I'm currently working on replacing an old games D3D7 renderer with a more modern D3D11 one (It's Gothic 2, in case you know that game!). The game originally does very much CPU-Culling, which lets it run at mostly 40fps on a modern system in the more demanding main areas, because graphic-cards weren't so strong back then.


Well, they caught up so much that it is faster now to just not cull anything at all.


However, now comes the problem:

I have no clue how I should render those objects in a fast way. I have about 1000 objects with ~3 submeshes in general on screen, while there are about 17000 objects in the whole world.


To get them, I have to run over a BSP-Tree and then pack them into a list, which I can then sort by texture and vertexbuffers.


So, drawing doesn't really take much time on my GTX970, but I am already down to 80fps (from ~300) when I don't even enable the actual draw-call.

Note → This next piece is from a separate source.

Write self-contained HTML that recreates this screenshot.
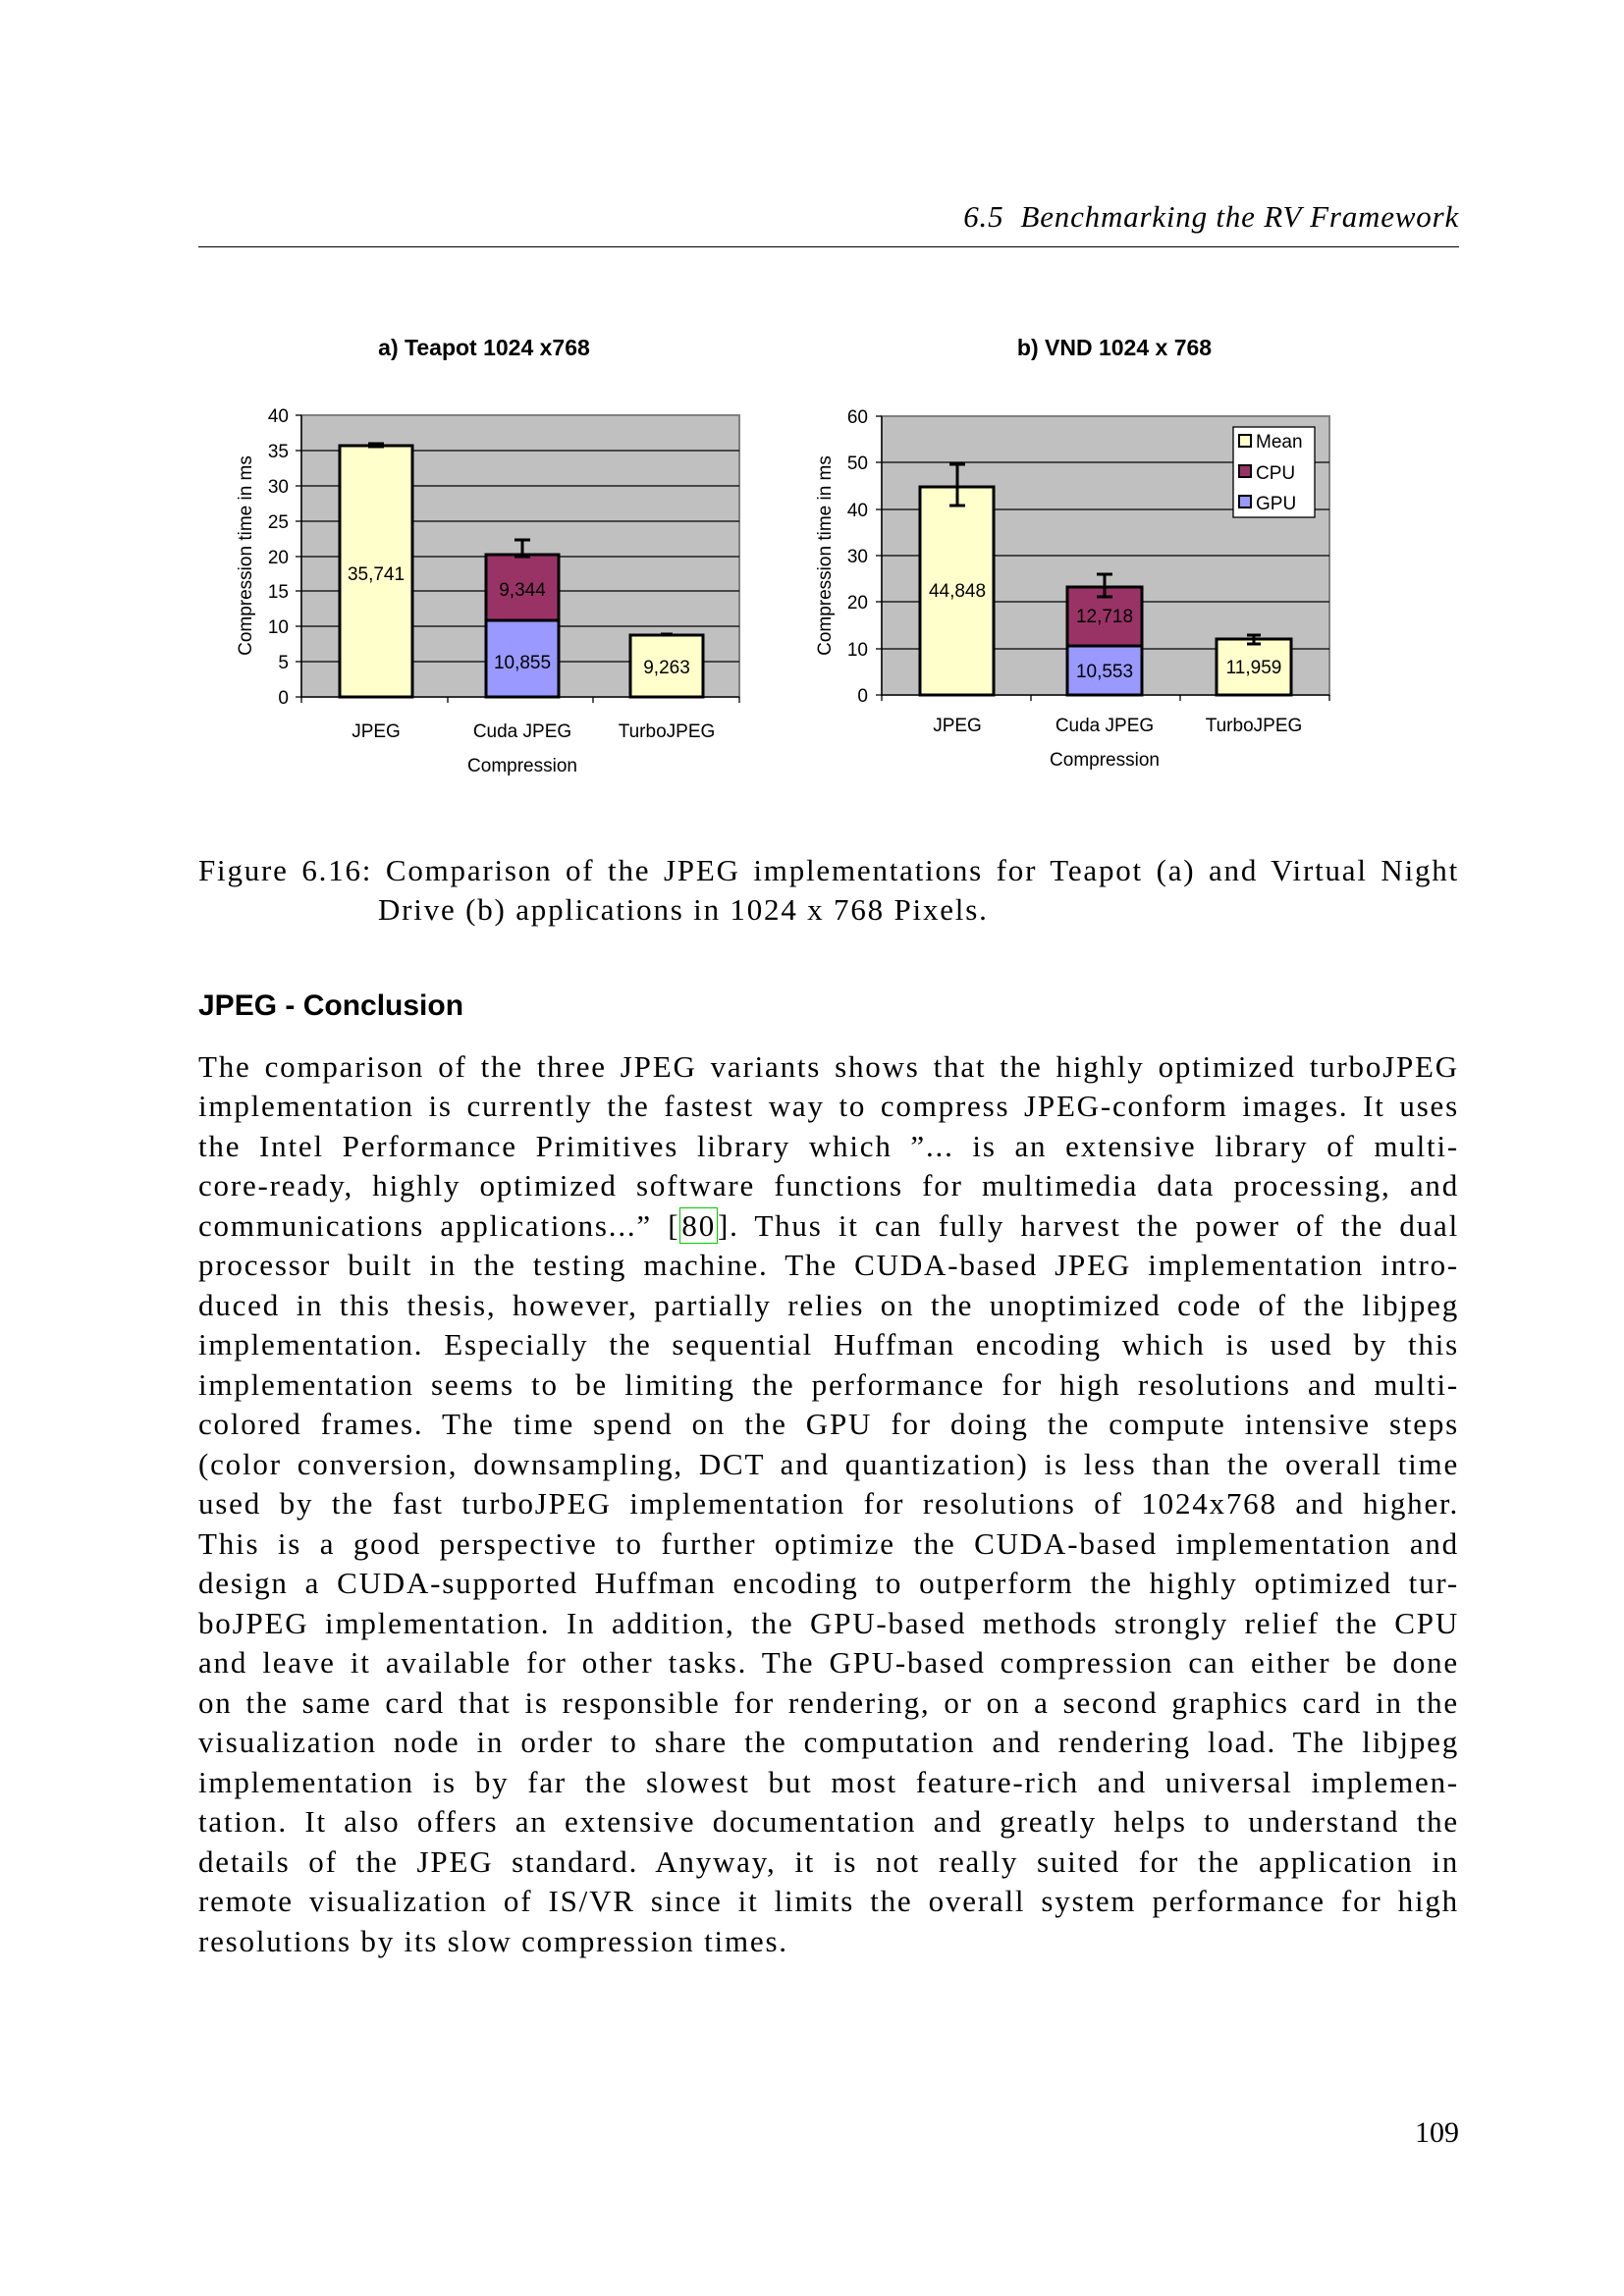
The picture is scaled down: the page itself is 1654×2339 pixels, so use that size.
<!DOCTYPE html>
<html><head><meta charset="utf-8"><style>
body{margin:0;background:#fff;}
.page{position:relative;width:1654px;height:2339px;background:#fff;overflow:hidden;font-family:"Liberation Serif",serif;color:#000;}
.hdr{position:absolute;right:168px;top:203px;font-style:italic;font-size:31px;letter-spacing:0.8px;}
.rule{position:absolute;left:202px;width:1284px;top:251px;height:1px;background:#000;}
.ln{position:absolute;left:202px;width:1284px;font-size:31px;letter-spacing:1.8px;line-height:40px;height:40px;text-align:justify;text-align-last:justify;white-space:nowrap;}
.last{text-align-last:left;}
.h{position:absolute;left:202px;top:1008px;font-family:"Liberation Sans",sans-serif;font-weight:bold;font-size:30px;}
svg text{font-family:"Liberation Sans",sans-serif;}
.cite{border:1.5px solid #0c0;padding:0 1px;}
</style></head><body><div class="page">
<div class="hdr">6.5&nbsp; Benchmarking the RV Framework</div>
<div class="rule"></div>

<svg width="1654" height="850" style="position:absolute;left:0;top:0" xmlns="http://www.w3.org/2000/svg">
<text x="493" y="362" font-size="23" font-weight="bold" text-anchor="middle">a) Teapot 1024 x768</text>
<rect x="307" y="423" width="446" height="287" fill="#c0c0c0" stroke="#808080" stroke-width="2"/>
<g stroke="#000" stroke-width="1.3">
<line x1="307" x2="753" y1="459" y2="459"/><line x1="307" x2="753" y1="495" y2="495"/>
<line x1="307" x2="753" y1="531" y2="531"/><line x1="307" x2="753" y1="567" y2="567"/>
<line x1="307" x2="753" y1="602" y2="602"/><line x1="307" x2="753" y1="638" y2="638"/>
<line x1="307" x2="753" y1="674" y2="674"/>
<line x1="307" x2="307" y1="423" y2="716"/><line x1="301" x2="753" y1="710" y2="710"/>
<line x1="301" x2="307" y1="423" y2="423"/><line x1="301" x2="307" y1="459" y2="459"/><line x1="301" x2="307" y1="495" y2="495"/><line x1="301" x2="307" y1="531" y2="531"/><line x1="301" x2="307" y1="567" y2="567"/><line x1="301" x2="307" y1="602" y2="602"/><line x1="301" x2="307" y1="638" y2="638"/><line x1="301" x2="307" y1="674" y2="674"/>
<line x1="456" x2="456" y1="710" y2="716"/><line x1="604" x2="604" y1="710" y2="716"/><line x1="753" x2="753" y1="710" y2="716"/>
</g>
<g font-size="19" text-anchor="end">
<text x="294" y="430">40</text><text x="294" y="466">35</text><text x="294" y="502">30</text><text x="294" y="538">25</text><text x="294" y="574">20</text><text x="294" y="609">15</text><text x="294" y="645">10</text><text x="294" y="681">5</text><text x="294" y="717">0</text>
</g>
<text transform="translate(256,566) rotate(-90)" font-size="19" text-anchor="middle">Compression time in ms</text>
<g stroke="#000" stroke-width="3">
<rect x="346" y="454" width="74" height="256" fill="#ffffcc"/>
<rect x="495" y="632" width="74" height="78" fill="#9999ff"/>
<rect x="495" y="565" width="74" height="67" fill="#993366"/>
<rect x="642" y="647" width="74" height="63" fill="#ffffcc"/>
<line x1="383" x2="383" y1="452" y2="455"/><line x1="375" x2="391" y1="452" y2="452"/><line x1="375" x2="391" y1="455" y2="455"/>
<line x1="532" x2="532" y1="550" y2="567"/><line x1="524" x2="540" y1="550" y2="550"/><line x1="524" x2="540" y1="567" y2="567"/>
<line x1="673" x2="685" y1="646" y2="646"/>
</g>
<g font-size="19" text-anchor="middle">
<text x="383" y="591">35,741</text><text x="532" y="607">9,344</text><text x="532" y="681">10,855</text><text x="679" y="686">9,263</text>
<text x="383" y="751">JPEG</text><text x="532" y="751">Cuda JPEG</text><text x="679" y="751">TurboJPEG</text>
<text x="532" y="786">Compression</text>
</g>

<text x="1135" y="362" font-size="23" font-weight="bold" text-anchor="middle">b) VND 1024 x 768</text>
<rect x="898" y="424" width="456" height="284" fill="#c0c0c0" stroke="#808080" stroke-width="2"/>
<g stroke="#000" stroke-width="1.3">
<line x1="898" x2="1354" y1="471" y2="471"/><line x1="898" x2="1354" y1="519" y2="519"/>
<line x1="898" x2="1354" y1="566" y2="566"/><line x1="898" x2="1354" y1="613" y2="613"/>
<line x1="898" x2="1354" y1="661" y2="661"/>
<line x1="898" x2="898" y1="424" y2="714"/><line x1="892" x2="1354" y1="708" y2="708"/>
<line x1="892" x2="898" y1="424" y2="424"/><line x1="892" x2="898" y1="471" y2="471"/><line x1="892" x2="898" y1="519" y2="519"/><line x1="892" x2="898" y1="566" y2="566"/><line x1="892" x2="898" y1="613" y2="613"/><line x1="892" x2="898" y1="661" y2="661"/>
<line x1="1050" x2="1050" y1="708" y2="714"/><line x1="1202" x2="1202" y1="708" y2="714"/><line x1="1354" x2="1354" y1="708" y2="714"/>
</g>
<g font-size="19" text-anchor="end">
<text x="884" y="431">60</text><text x="884" y="478">50</text><text x="884" y="526">40</text><text x="884" y="573">30</text><text x="884" y="620">20</text><text x="884" y="668">10</text><text x="884" y="715">0</text>
</g>
<text transform="translate(846,566) rotate(-90)" font-size="19" text-anchor="middle">Compression time in ms</text>
<g stroke="#000" stroke-width="3">
<rect x="937" y="496" width="75" height="212" fill="#ffffcc"/>
<rect x="1087" y="658" width="76" height="50" fill="#9999ff"/>
<rect x="1087" y="598" width="76" height="60" fill="#993366"/>
<rect x="1239" y="651" width="76" height="57" fill="#ffffcc"/>
<line x1="975" x2="975" y1="473" y2="515"/><line x1="967" x2="983" y1="473" y2="473"/><line x1="967" x2="983" y1="515" y2="515"/>
<line x1="1125" x2="1125" y1="585" y2="608"/><line x1="1117" x2="1133" y1="585" y2="585"/><line x1="1117" x2="1133" y1="608" y2="608"/>
<line x1="1277" x2="1277" y1="647" y2="656"/><line x1="1270" x2="1284" y1="647" y2="647"/><line x1="1270" x2="1284" y1="656" y2="656"/>
</g>
<rect x="1256" y="435" width="83" height="92" fill="#fff" stroke="#000" stroke-width="1.3"/>
<rect x="1262" y="443" width="12" height="12" fill="#ffffcc" stroke="#000" stroke-width="2"/>
<rect x="1262" y="474" width="12" height="12" fill="#993366" stroke="#000" stroke-width="2"/>
<rect x="1262" y="505" width="12" height="12" fill="#9999ff" stroke="#000" stroke-width="2"/>
<g font-size="19">
<text x="1279" y="456">Mean</text><text x="1279" y="488">CPU</text><text x="1279" y="519">GPU</text>
</g>
<g font-size="19" text-anchor="middle">
<text x="975" y="608">44,848</text><text x="1125" y="634">12,718</text><text x="1125" y="690">10,553</text><text x="1277" y="686">11,959</text>
<text x="975" y="745">JPEG</text><text x="1125" y="745">Cuda JPEG</text><text x="1277" y="745">TurboJPEG</text>
<text x="1125" y="780">Compression</text>
</g>
</svg>

<div class="ln" style="top:867px">Figure 6.16: Comparison of the JPEG implementations for Teapot (a) and Virtual Night</div>
<div class="ln last" style="top:907px;left:385px;width:1100px">Drive (b) applications in 1024 x 768 Pixels.</div>

<div class="h">JPEG - Conclusion</div>

<div class="ln" style="top:1067px">The comparison of the three JPEG variants shows that the highly optimized turboJPEG</div>
<div class="ln" style="top:1107px">implementation is currently the fastest way to compress JPEG-conform images. It uses</div>
<div class="ln" style="top:1148px">the Intel Performance Primitives library which ”... is an extensive library of multi-</div>
<div class="ln" style="top:1188px">core-ready, highly optimized software functions for multimedia data processing, and</div>
<div class="ln" style="top:1229px">communications applications...” [<span class="cite">80</span>]. Thus it can fully harvest the power of the dual</div>
<div class="ln" style="top:1269px">processor built in the testing machine. The CUDA-based JPEG implementation intro-</div>
<div class="ln" style="top:1310px">duced in this thesis, however, partially relies on the unoptimized code of the libjpeg</div>
<div class="ln" style="top:1350px">implementation. Especially the sequential Huffman encoding which is used by this</div>
<div class="ln" style="top:1391px">implementation seems to be limiting the performance for high resolutions and multi-</div>
<div class="ln" style="top:1431px">colored frames. The time spend on the GPU for doing the compute intensive steps</div>
<div class="ln" style="top:1472px">(color conversion, downsampling, DCT and quantization) is less than the overall time</div>
<div class="ln" style="top:1512px">used by the fast turboJPEG implementation for resolutions of 1024x768 and higher.</div>
<div class="ln" style="top:1553px">This is a good perspective to further optimize the CUDA-based implementation and</div>
<div class="ln" style="top:1593px">design a CUDA-supported Huffman encoding to outperform the highly optimized tur-</div>
<div class="ln" style="top:1634px">boJPEG implementation. In addition, the GPU-based methods strongly relief the CPU</div>
<div class="ln" style="top:1674px">and leave it available for other tasks. The GPU-based compression can either be done</div>
<div class="ln" style="top:1715px">on the same card that is responsible for rendering, or on a second graphics card in the</div>
<div class="ln" style="top:1755px">visualization node in order to share the computation and rendering load. The libjpeg</div>
<div class="ln" style="top:1796px">implementation is by far the slowest but most feature-rich and universal implemen-</div>
<div class="ln" style="top:1836px">tation. It also offers an extensive documentation and greatly helps to understand the</div>
<div class="ln" style="top:1877px">details of the JPEG standard. Anyway, it is not really suited for the application in</div>
<div class="ln" style="top:1917px">remote visualization of IS/VR since it limits the overall system performance for high</div>
<div class="ln last" style="top:1958px">resolutions by its slow compression times.</div>

<div style="position:absolute;right:168px;top:2156px;font-size:30px;">109</div>
</div></body></html>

Debugging and profiling got me, that one part of the problem seems to be the lists I am filling with the pointers to the objects.


Lets say I have 1000 Objects on screen. I am on 32-Bit, so a pointer is 4bytes, which makes for a total of about 4kb I stuff into my list every frame.

This list also gets copied in the process to sort for texture, so I have 8kb of stuff laying around in lists in my render-function, which need to get cleaned up in the end. That doesn't sound too good for realtime rendering, right?


I then went by and made the lists static vectors, which won't get reduced in capacity over the frames, so there is no cleanup needed. However, I can't do that with the sorting-part. So still 4kb.


Everything aside, what are the best options in such a case? The objects aren't all different, in fact I have loaded about 500 meshes right now, so I could go with instancing for the static stuff (using D3D11), but how do I handle frustum-culling then without updating all the constantbuffers every frame?


Any help would be appreciated!